My second day back at North Carolina, I wanted to watch the players work out for a few minutes, just to see what they had. I brought them in to do a little run-and-shoot workout. It lasted 28 minutes. That's all it was. Two guys threw up. I mean the were pathetic. Damion Grant got a rebound and was supposed to make an outlet pass, but the first time he tried it he threw it 10 feet over the guy's head. The second time, he was standing 10 feet in front of the backboard. He was supposed to throw it off the board to rebound it and he missed the backboard.

I walked through the locker room and I overheard Byron Sanders talking to a teammate. "I know one thing," he said. We're going to be in shape because he tried to kill us."

It was 28 minutes. I was just dumbfounded that kids who wanted to be good basketball players were that out of shape.
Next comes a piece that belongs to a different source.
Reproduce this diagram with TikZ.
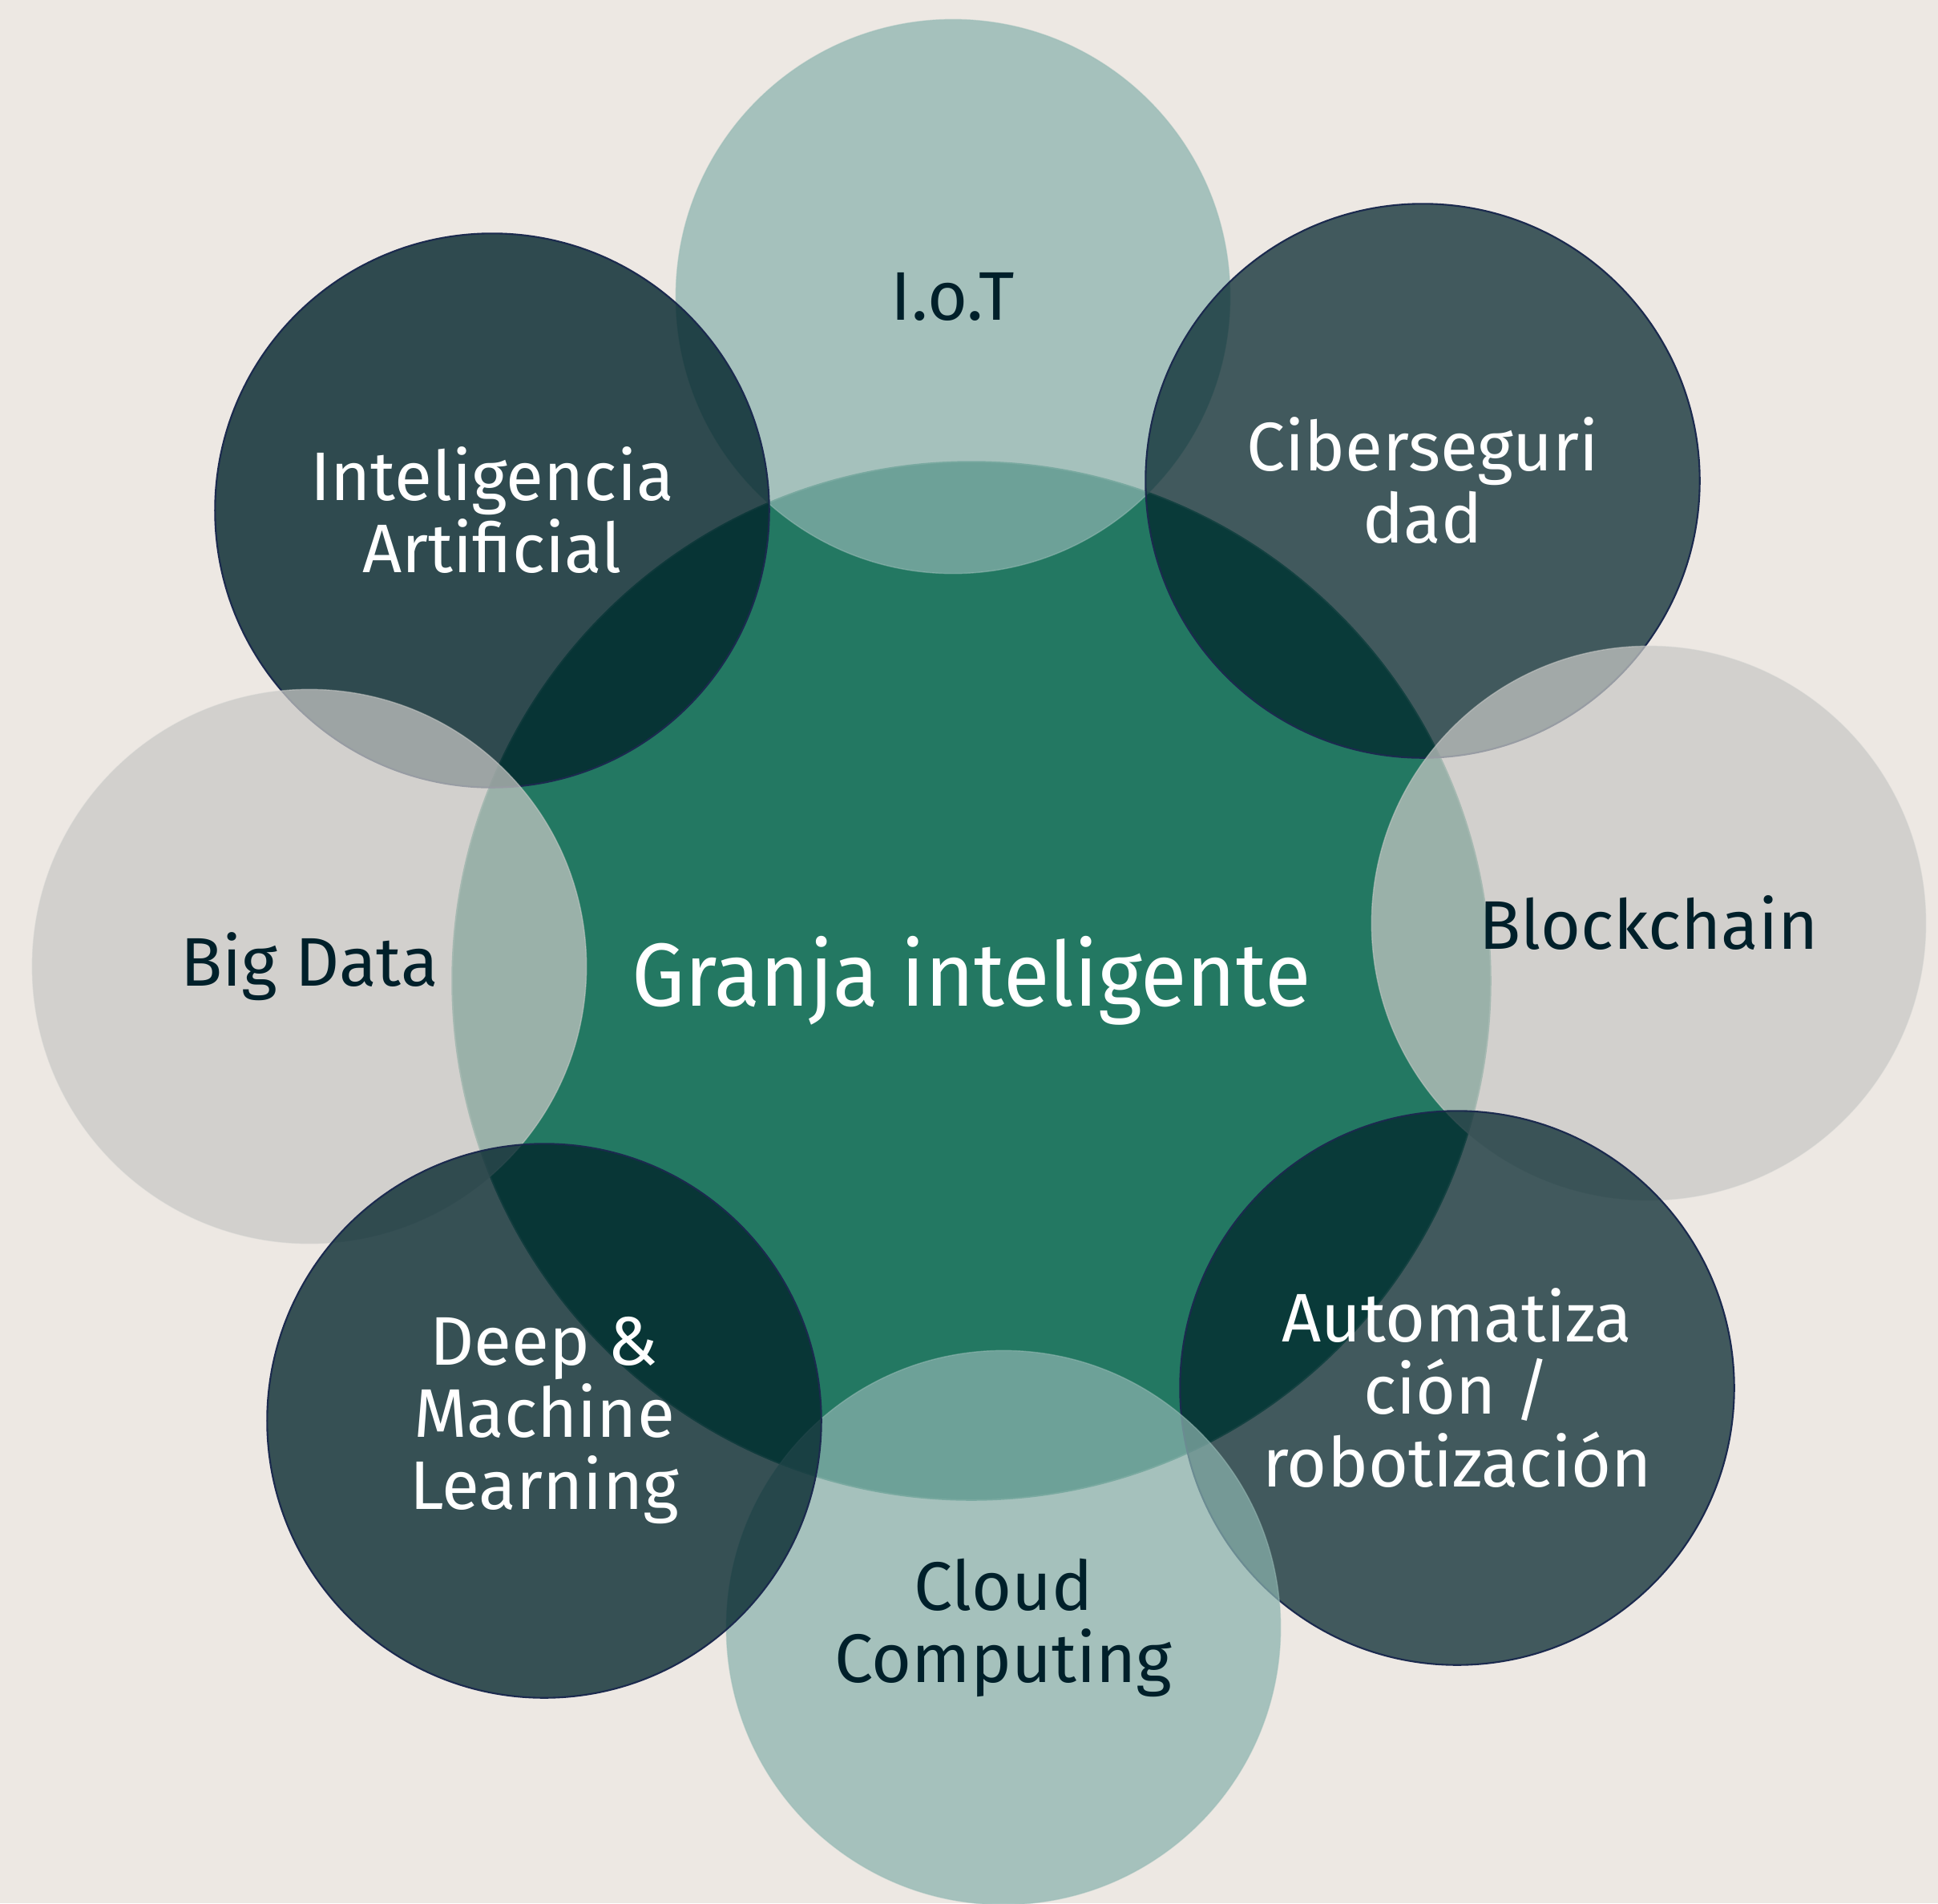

I was thinking, "What in the world have I gotten myself into?"

Apparently conditioning is not treated equally by all coaches, even among the ones in charge of basketball in Chapel Hill. So yes, a new strength and conditioning program could be the key to UNC's resurgence. Although, it's not like Butch Davis was oblivious to the merits of the weight room either; his last strength & conditioning coach was the aforementioned Tommy Moffitt, who would be hired away to LSU by Nick Saban after Davis's departure. And Davis brought in Tom Myslinski, whose tenure at Carolina was sandwiched between gigs with the Cleveland Browns and Jacksonville Jaguars. So you'd think conditioning would not have been a problem for this team. And yet Kevin Reddick sees a difference:

"I can't really explain it," he said. "It's just been putting us through a lot, basically. [It is] probably one of the hardest conditioning programs ... a lot more running. A lot more speed work."

Perhaps it's not so much pure strength as the conditioning. Coming from long distance running, stamina would seem to be the most obvious thing to work on, but perhaps a lot of coaches don't think that way about football. Or perhaps it's not conditioning, and the lessons the defensive coaches have been trying to instill are just now sinking in.